- Born: 28 January 1885 Lamington, Lanarkshire
- Died: 7 February 1954 (aged 69)
- Education: University of Edinburgh
- Occupations: Minister and Theologian
- Known for: Chair of Old Testament Language, Literature and Theology at the University of Edinburgh
- Children: Robert Alexander Rankin
- Relatives: Sir George Claus Rankin (1877-1946)

= Oliver Shaw Rankin =

The Rev. Professor Oliver Shaw Rankin (28 January 1885 – 7 February 1954) was a Scottish scholar and theologian. His research focused on the Old Testament and religious history.

== Family ==
Rankin was born on 28 January 1885 in Lamington, Lanarkshire. His parents were Rev. Robert Rankin and Therese Margaretha Claus. He was the younger brother of Sir George Claus Rankin (1877–1946) who became Chief Justice of Bengal.

Rankin married his material first cousin, Olivia Theresa Shaw, and added her surname to his own. They had three children; Robert Alexander Rankin, Kenneth Walker Rankin, and Olivia Rankin. Rankin died on 7 February 1954.

== Education ==
Rankin was educated at the then John Watson's Institution, Edinburgh, and at George Watson's College, Edinburgh. He studied at the University of Edinburgh where he received his MA (Master of Arts) in 1906, and at Humboldt University of Berlin. He held the Vans Dunlop Scholarship in Hebrew, Arabic and Syriac in 1908. Rankin completed a BD (Bachelor of Divinity) in 1909, and a D.Litt. (Doctor of Letters) in 1928.

== Professional life ==
In 1912, Rankin became Parish Minister in Sorbie, Wigtownshire, where he was ordained. He was a chaplain to German prisoners of war in 1918.

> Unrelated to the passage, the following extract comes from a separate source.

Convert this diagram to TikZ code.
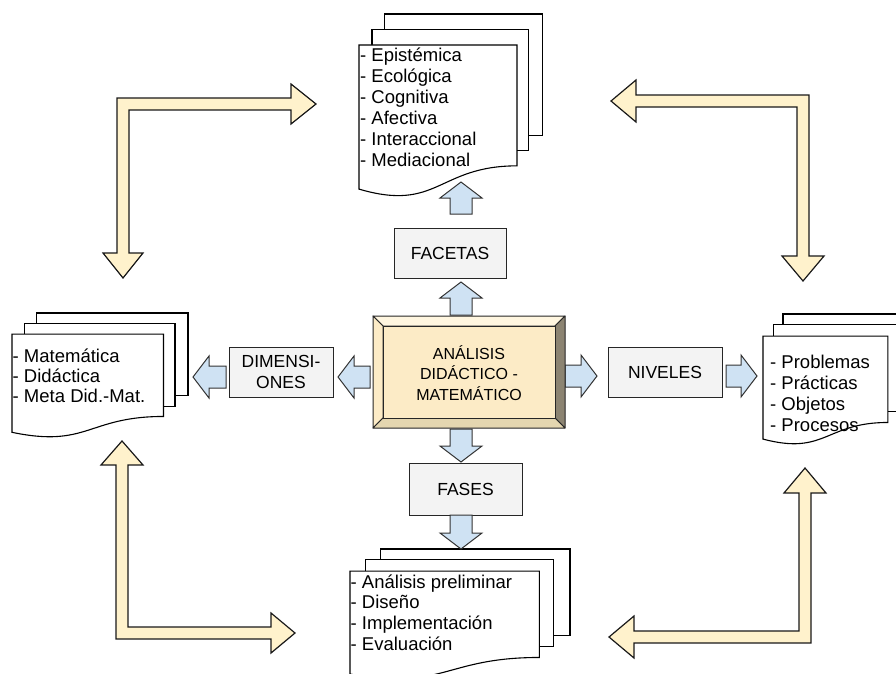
\documentclass[tikz,border=0pt]{standalone}
\usepackage{fontspec}
\setmainfont{Liberation Sans}
\definecolor{fff2cc}{HTML}{FFF2CC}
\definecolor{cfe2f3}{HTML}{CFE2F3}
\definecolor{f3f3f3}{HTML}{F3F3F3}
\definecolor{fcebc6}{HTML}{FCEBC6}
\definecolor{fff6e0}{HTML}{FFF6E0}
\definecolor{8c8472}{HTML}{8C8472}
\definecolor{e4d6b0}{HTML}{E4D6B0}

\tikzset{
  labelbox/.style={draw=black!85, fill=f3f3f3, line width=1pt, inner sep=0pt, align=center,
    font=\fontsize{17.5}{21}\selectfont},
  bluearrow/.style={draw=black!80, fill=cfe2f3, line width=1pt},
  yellowarrow/.style={draw=black!90, fill=fff2cc, line width=1.2pt},
  docpage/.style={draw=black, fill=white, line width=1.1pt},
  doctext/.style={anchor=north west, align=left, inner sep=0pt},
  bevel/.style={draw=black!85, line width=1pt, line join=round}
}

% block arrow: x, y of the tail, angle, length
\newcommand{\blockarrow}[4]{%
  \draw[bluearrow, shift={(#1,#2)}, rotate=#3] (0,-11) -- ({#4-16},-11) -- ({#4-16},-21)
    -- (#4,0) -- ({#4-16},21) -- ({#4-16},11) -- (0,11) -- cycle;}

% pile of three pages: x, y, width, height
\newcommand{\mdoc}[4]{%
  \begin{scope}[shift={(#1,#2)}, x=#3pt, y=-#4pt]
    \draw[docpage] (0.1376,0) rectangle (1,0.6663);
    \draw[docpage] (0.0709,0.084) rectangle (0.9259,0.7524);
    \draw[docpage] (0,0.1701) -- (0.8609,0.1701) -- (0.8609,0.8343)
      .. controls (0.4305,0.8343) and (0.4305,1.0899) .. (0,0.9621) -- cycle;
  \end{scope}}

\begin{document}
\begin{tikzpicture}[x=1pt,y=-1pt]
\useasboundingbox (0,0) rectangle (896,673);
\clip (0,0) rectangle (896,673);

% big arrows between the piles
\draw[yellowarrow] (316,104) -- (291,84) -- (291,98) -- (117,98) -- (117,253) -- (103,253)
  -- (123,278) -- (143,253) -- (129,253) -- (129,110) -- (291,110) -- (291,124) -- cycle;
\draw[yellowarrow] (611,101) -- (636,80) -- (636,95) -- (809,95) -- (809,256) -- (824,256)
  -- (803,281) -- (782,256) -- (797,256) -- (797,107) -- (636,107) -- (636,122) -- cycle;
\draw[yellowarrow] (122,441) -- (143,465) -- (128,465) -- (128,627) -- (271,627) -- (271,613)
  -- (295,633) -- (271,653) -- (271,639) -- (116,639) -- (116,465) -- (101,465) -- cycle;
\draw[yellowarrow] (805,468) -- (826,493) -- (811,493) -- (811,643) -- (634,643) -- (634,658)
  -- (609,637) -- (634,616) -- (634,631) -- (799,631) -- (799,493) -- (784,493) -- cycle;

% piles
\mdoc{359}{14}{183.5}{182}
\mdoc{12}{313}{176}{124}
\mdoc{763}{314}{145}{130}
\mdoc{350}{549}{220}{130}

\node (facetaslist) [doctext, font=\fontsize{18.5}{21}\selectfont] at (360,46.3)
  {\strut- Epistémica\\- Ecológica\\- Cognitiva\\- Afectiva\\- Interaccional\\- Mediacional};
\node (dimlist) [doctext, font=\fontsize{18.5}{20}\selectfont] at (12.5,348)
  {\strut- Matemática\\- Didáctica\\- Meta Did.-Mat.};
\node (nivlist) [doctext, font=\fontsize{18.5}{21}\selectfont] at (770,353.3)
  {\strut- Problemas\\- Prácticas\\- Objetos\\- Procesos};
\node (faselist) [doctext, font=\fontsize{18.5}{20.7}\selectfont] at (350.5,573.5)
  {\strut- Análisis preliminar\\- Diseño\\- Implementación\\- Evaluación};

% labels
\node (facetas) [labelbox, minimum width=112pt, minimum height=50pt] at (450,253) {FACETAS};
\node (dimensiones) [labelbox, minimum width=104pt, minimum height=50pt] at (281,372) {DIMENSI-\\ONES};
\node (niveles) [labelbox, minimum width=114pt, minimum height=50pt] at (665,372) {NIVELES};
\node (fases) [labelbox, minimum width=113pt, minimum height=52pt] at (465.5,489) {FASES};

% small arrows
\blockarrow{461}{315}{90}{33}
\blockarrow{461}{214}{90}{32}
\blockarrow{461}{429}{-90}{33}
\blockarrow{461}{515}{-90}{34}
\blockarrow{370}{377}{180}{32}
\blockarrow{226}{377}{180}{33}
\blockarrow{565}{376}{0}{32}
\blockarrow{726}{376}{0}{31}

% centre box
\draw[bevel, fill=fff6e0] (373,316) -- (565,316) -- (555,326) -- (383,326) -- cycle;
\draw[bevel, fill=fcebc6] (373,316) -- (383,326) -- (383,418) -- (373,428) -- cycle;
\draw[bevel, fill=8c8472] (565,316) -- (565,428) -- (555,418) -- (555,326) -- cycle;
\draw[bevel, fill=e4d6b0] (373,428) -- (565,428) -- (555,418) -- (383,418) -- cycle;
\draw[bevel, fill=fcebc6] (383,326) rectangle (555,418);
\node (core) [align=center, font=\fontsize{16}{20.5}\selectfont] at (469,373)
  {ANÁLISIS\\DIDÁCTICO -\\MATEMÁTICO};
\end{tikzpicture}
\end{document}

In 1937 Rankin was appointed to the Chair of Old Testament Language, Literature and Theology at the University of Edinburgh. He gave his inaugural lecture in 1948. He corresponded with Martin Luther King Jr. on behalf of the Faculty of Divinity, when King applied to undertake a PhD at the New College in 1950.

Archival collections relating to Rankin and his research reside at the New College Library (University of Edinburgh), and at the National Archives in Kew.

== Publications ==
Rankin's known publications include:

- The origins of the festival of Hannukah (1930) which grew out of his D.Litt. thesis in 1928
- Israel's wisdom literature: its bearing on theology and the history of religion (1936)
- Jewish religious polemic: a study of documents here rendered in English (published posthumously 1956).